→ What this task involves:
Take the material below and write it all out again exactly.

→ Given data:
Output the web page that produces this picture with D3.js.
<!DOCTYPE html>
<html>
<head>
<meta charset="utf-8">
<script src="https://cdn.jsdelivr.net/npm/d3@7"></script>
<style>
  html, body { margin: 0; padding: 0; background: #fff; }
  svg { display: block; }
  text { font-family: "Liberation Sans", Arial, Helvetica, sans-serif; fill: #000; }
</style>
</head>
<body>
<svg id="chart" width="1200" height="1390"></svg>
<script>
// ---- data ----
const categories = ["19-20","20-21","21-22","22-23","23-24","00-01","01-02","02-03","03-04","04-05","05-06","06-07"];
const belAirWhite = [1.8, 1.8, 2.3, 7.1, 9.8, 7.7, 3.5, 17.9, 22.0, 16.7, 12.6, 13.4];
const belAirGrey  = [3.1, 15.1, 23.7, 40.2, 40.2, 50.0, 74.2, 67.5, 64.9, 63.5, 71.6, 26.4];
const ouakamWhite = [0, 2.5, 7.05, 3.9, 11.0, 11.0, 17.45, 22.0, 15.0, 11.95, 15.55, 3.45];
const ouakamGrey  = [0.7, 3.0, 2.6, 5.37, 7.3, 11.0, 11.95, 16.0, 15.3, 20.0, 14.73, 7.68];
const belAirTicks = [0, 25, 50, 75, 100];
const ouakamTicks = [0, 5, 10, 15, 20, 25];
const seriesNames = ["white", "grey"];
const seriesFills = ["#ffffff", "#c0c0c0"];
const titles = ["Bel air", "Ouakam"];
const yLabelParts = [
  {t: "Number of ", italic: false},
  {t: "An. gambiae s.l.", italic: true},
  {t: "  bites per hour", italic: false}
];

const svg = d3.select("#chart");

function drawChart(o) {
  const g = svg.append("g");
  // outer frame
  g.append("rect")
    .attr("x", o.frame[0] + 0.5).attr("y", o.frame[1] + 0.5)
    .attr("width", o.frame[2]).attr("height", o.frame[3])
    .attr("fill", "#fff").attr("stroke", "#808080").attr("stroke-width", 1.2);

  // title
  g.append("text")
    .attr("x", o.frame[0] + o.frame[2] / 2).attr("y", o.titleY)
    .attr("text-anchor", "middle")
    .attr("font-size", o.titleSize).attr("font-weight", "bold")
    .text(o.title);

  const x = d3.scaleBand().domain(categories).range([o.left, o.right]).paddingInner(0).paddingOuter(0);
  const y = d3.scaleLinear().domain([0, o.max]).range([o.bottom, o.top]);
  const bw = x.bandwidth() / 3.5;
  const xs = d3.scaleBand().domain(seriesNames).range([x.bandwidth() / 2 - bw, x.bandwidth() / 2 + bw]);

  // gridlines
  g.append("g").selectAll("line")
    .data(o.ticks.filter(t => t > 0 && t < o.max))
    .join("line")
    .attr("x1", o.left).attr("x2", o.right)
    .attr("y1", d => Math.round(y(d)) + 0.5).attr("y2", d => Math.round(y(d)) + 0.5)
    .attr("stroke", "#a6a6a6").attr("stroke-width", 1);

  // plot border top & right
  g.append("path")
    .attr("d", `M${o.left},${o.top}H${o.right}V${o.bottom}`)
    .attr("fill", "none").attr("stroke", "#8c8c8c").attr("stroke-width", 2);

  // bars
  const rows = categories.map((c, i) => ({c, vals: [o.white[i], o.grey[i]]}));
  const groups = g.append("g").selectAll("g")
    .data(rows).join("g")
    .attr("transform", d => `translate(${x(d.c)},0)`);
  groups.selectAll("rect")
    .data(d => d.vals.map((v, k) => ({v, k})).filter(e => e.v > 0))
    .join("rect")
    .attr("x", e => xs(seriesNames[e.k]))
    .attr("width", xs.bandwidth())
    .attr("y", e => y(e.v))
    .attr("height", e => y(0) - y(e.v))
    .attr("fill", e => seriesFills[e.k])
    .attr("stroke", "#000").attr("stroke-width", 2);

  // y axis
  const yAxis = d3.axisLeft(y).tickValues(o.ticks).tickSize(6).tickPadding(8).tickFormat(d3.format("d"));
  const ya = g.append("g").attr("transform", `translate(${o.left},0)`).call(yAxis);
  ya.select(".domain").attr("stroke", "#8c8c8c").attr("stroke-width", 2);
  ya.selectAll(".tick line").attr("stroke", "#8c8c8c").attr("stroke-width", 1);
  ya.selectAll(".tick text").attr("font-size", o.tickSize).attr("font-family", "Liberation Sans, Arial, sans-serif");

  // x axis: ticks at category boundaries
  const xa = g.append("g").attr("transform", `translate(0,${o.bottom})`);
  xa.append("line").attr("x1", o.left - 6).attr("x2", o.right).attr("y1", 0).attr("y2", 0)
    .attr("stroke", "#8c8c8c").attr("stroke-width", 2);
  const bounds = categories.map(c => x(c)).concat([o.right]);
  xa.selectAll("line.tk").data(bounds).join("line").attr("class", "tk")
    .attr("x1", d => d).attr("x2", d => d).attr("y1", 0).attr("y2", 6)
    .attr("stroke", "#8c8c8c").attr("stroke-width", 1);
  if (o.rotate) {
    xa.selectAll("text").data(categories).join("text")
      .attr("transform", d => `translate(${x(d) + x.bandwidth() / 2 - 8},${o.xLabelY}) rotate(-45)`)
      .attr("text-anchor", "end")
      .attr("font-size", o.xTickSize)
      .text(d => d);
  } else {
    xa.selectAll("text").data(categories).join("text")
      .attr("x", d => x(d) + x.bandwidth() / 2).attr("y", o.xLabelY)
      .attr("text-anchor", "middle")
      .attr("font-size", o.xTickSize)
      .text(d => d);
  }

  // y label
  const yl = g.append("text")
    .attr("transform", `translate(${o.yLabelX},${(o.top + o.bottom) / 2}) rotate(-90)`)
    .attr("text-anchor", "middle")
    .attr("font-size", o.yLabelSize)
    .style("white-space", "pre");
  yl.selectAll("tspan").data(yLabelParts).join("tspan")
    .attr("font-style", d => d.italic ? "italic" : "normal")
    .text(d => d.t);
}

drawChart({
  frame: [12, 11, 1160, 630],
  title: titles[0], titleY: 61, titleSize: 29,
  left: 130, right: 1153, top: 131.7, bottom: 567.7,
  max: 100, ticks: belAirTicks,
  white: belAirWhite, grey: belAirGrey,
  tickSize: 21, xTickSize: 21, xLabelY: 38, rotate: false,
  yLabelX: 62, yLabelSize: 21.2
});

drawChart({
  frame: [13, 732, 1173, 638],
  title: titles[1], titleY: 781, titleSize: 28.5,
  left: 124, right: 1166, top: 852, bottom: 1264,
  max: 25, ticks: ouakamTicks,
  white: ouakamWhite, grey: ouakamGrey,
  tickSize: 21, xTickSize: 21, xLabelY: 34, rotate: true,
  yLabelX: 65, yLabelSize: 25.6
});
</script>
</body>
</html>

→ Output below:
Output the web page that produces this picture with D3.js.
<!DOCTYPE html>
<html>
<head>
<meta charset="utf-8">
<script src="https://cdn.jsdelivr.net/npm/d3@7"></script>
<style>
  html, body { margin: 0; padding: 0; background: #fff; }
  svg { display: block; }
  text { font-family: "Liberation Sans", Arial, Helvetica, sans-serif; fill: #000; }
</style>
</head>
<body>
<svg id="chart" width="1200" height="1390"></svg>
<script>
// ---- data ----
const categories = ["19-20","20-21","21-22","22-23","23-24","00-01","01-02","02-03","03-04","04-05","05-06","06-07"];
const belAirWhite = [1.8, 1.8, 2.3, 7.1, 9.8, 7.7, 3.5, 17.9, 22.0, 16.7, 12.6, 13.4];
const belAirGrey  = [3.1, 15.1, 23.7, 40.2, 40.2, 50.0, 74.2, 67.5, 64.9, 63.5, 71.6, 26.4];
const ouakamWhite = [0, 2.5, 7.05, 3.9, 11.0, 11.0, 17.45, 22.0, 15.0, 11.95, 15.55, 3.45];
const ouakamGrey  = [0.7, 3.0, 2.6, 5.37, 7.3, 11.0, 11.95, 16.0, 15.3, 20.0, 14.73, 7.68];
const belAirTicks = [0, 25, 50, 75, 100];
const ouakamTicks = [0, 5, 10, 15, 20, 25];
const seriesNames = ["white", "grey"];
const seriesFills = ["#ffffff", "#c0c0c0"];
const titles = ["Bel air", "Ouakam"];
const yLabelParts = [
  {t: "Number of ", italic: false},
  {t: "An. gambiae s.l.", italic: true},
  {t: "  bites per hour", italic: false}
];

const svg = d3.select("#chart");

function drawChart(o) {
  const g = svg.append("g");
  // outer frame
  g.append("rect")
    .attr("x", o.frame[0] + 0.5).attr("y", o.frame[1] + 0.5)
    .attr("width", o.frame[2]).attr("height", o.frame[3])
    .attr("fill", "#fff").attr("stroke", "#808080").attr("stroke-width", 1.2);

  // title
  g.append("text")
    .attr("x", o.frame[0] + o.frame[2] / 2).attr("y", o.titleY)
    .attr("text-anchor", "middle")
    .attr("font-size", o.titleSize).attr("font-weight", "bold")
    .text(o.title);

  const x = d3.scaleBand().domain(categories).range([o.left, o.right]).paddingInner(0).paddingOuter(0);
  const y = d3.scaleLinear().domain([0, o.max]).range([o.bottom, o.top]);
  const bw = x.bandwidth() / 3.5;
  const xs = d3.scaleBand().domain(seriesNames).range([x.bandwidth() / 2 - bw, x.bandwidth() / 2 + bw]);

  // gridlines
  g.append("g").selectAll("line")
    .data(o.ticks.filter(t => t > 0 && t < o.max))
    .join("line")
    .attr("x1", o.left).attr("x2", o.right)
    .attr("y1", d => Math.round(y(d)) + 0.5).attr("y2", d => Math.round(y(d)) + 0.5)
    .attr("stroke", "#a6a6a6").attr("stroke-width", 1);

  // plot border top & right
  g.append("path")
    .attr("d", `M${o.left},${o.top}H${o.right}V${o.bottom}`)
    .attr("fill", "none").attr("stroke", "#8c8c8c").attr("stroke-width", 2);

  // bars
  const rows = categories.map((c, i) => ({c, vals: [o.white[i], o.grey[i]]}));
  const groups = g.append("g").selectAll("g")
    .data(rows).join("g")
    .attr("transform", d => `translate(${x(d.c)},0)`);
  groups.selectAll("rect")
    .data(d => d.vals.map((v, k) => ({v, k})).filter(e => e.v > 0))
    .join("rect")
    .attr("x", e => xs(seriesNames[e.k]))
    .attr("width", xs.bandwidth())
    .attr("y", e => y(e.v))
    .attr("height", e => y(0) - y(e.v))
    .attr("fill", e => seriesFills[e.k])
    .attr("stroke", "#000").attr("stroke-width", 2);

  // y axis
  const yAxis = d3.axisLeft(y).tickValues(o.ticks).tickSize(6).tickPadding(8).tickFormat(d3.format("d"));
  const ya = g.append("g").attr("transform", `translate(${o.left},0)`).call(yAxis);
  ya.select(".domain").attr("stroke", "#8c8c8c").attr("stroke-width", 2);
  ya.selectAll(".tick line").attr("stroke", "#8c8c8c").attr("stroke-width", 1);
  ya.selectAll(".tick text").attr("font-size", o.tickSize).attr("font-family", "Liberation Sans, Arial, sans-serif");

  // x axis: ticks at category boundaries
  const xa = g.append("g").attr("transform", `translate(0,${o.bottom})`);
  xa.append("line").attr("x1", o.left - 6).attr("x2", o.right).attr("y1", 0).attr("y2", 0)
    .attr("stroke", "#8c8c8c").attr("stroke-width", 2);
  const bounds = categories.map(c => x(c)).concat([o.right]);
  xa.selectAll("line.tk").data(bounds).join("line").attr("class", "tk")
    .attr("x1", d => d).attr("x2", d => d).attr("y1", 0).attr("y2", 6)
    .attr("stroke", "#8c8c8c").attr("stroke-width", 1);
  if (o.rotate) {
    xa.selectAll("text").data(categories).join("text")
      .attr("transform", d => `translate(${x(d) + x.bandwidth() / 2 - 8},${o.xLabelY}) rotate(-45)`)
      .attr("text-anchor", "end")
      .attr("font-size", o.xTickSize)
      .text(d => d);
  } else {
    xa.selectAll("text").data(categories).join("text")
      .attr("x", d => x(d) + x.bandwidth() / 2).attr("y", o.xLabelY)
      .attr("text-anchor", "middle")
      .attr("font-size", o.xTickSize)
      .text(d => d);
  }

  // y label
  const yl = g.append("text")
    .attr("transform", `translate(${o.yLabelX},${(o.top + o.bottom) / 2}) rotate(-90)`)
    .attr("text-anchor", "middle")
    .attr("font-size", o.yLabelSize)
    .style("white-space", "pre");
  yl.selectAll("tspan").data(yLabelParts).join("tspan")
    .attr("font-style", d => d.italic ? "italic" : "normal")
    .text(d => d.t);
}

drawChart({
  frame: [12, 11, 1160, 630],
  title: titles[0], titleY: 61, titleSize: 29,
  left: 130, right: 1153, top: 131.7, bottom: 567.7,
  max: 100, ticks: belAirTicks,
  white: belAirWhite, grey: belAirGrey,
  tickSize: 21, xTickSize: 21, xLabelY: 38, rotate: false,
  yLabelX: 62, yLabelSize: 21.2
});

drawChart({
  frame: [13, 732, 1173, 638],
  title: titles[1], titleY: 781, titleSize: 28.5,
  left: 124, right: 1166, top: 852, bottom: 1264,
  max: 25, ticks: ouakamTicks,
  white: ouakamWhite, grey: ouakamGrey,
  tickSize: 21, xTickSize: 21, xLabelY: 34, rotate: true,
  yLabelX: 65, yLabelSize: 25.6
});
</script>
</body>
</html>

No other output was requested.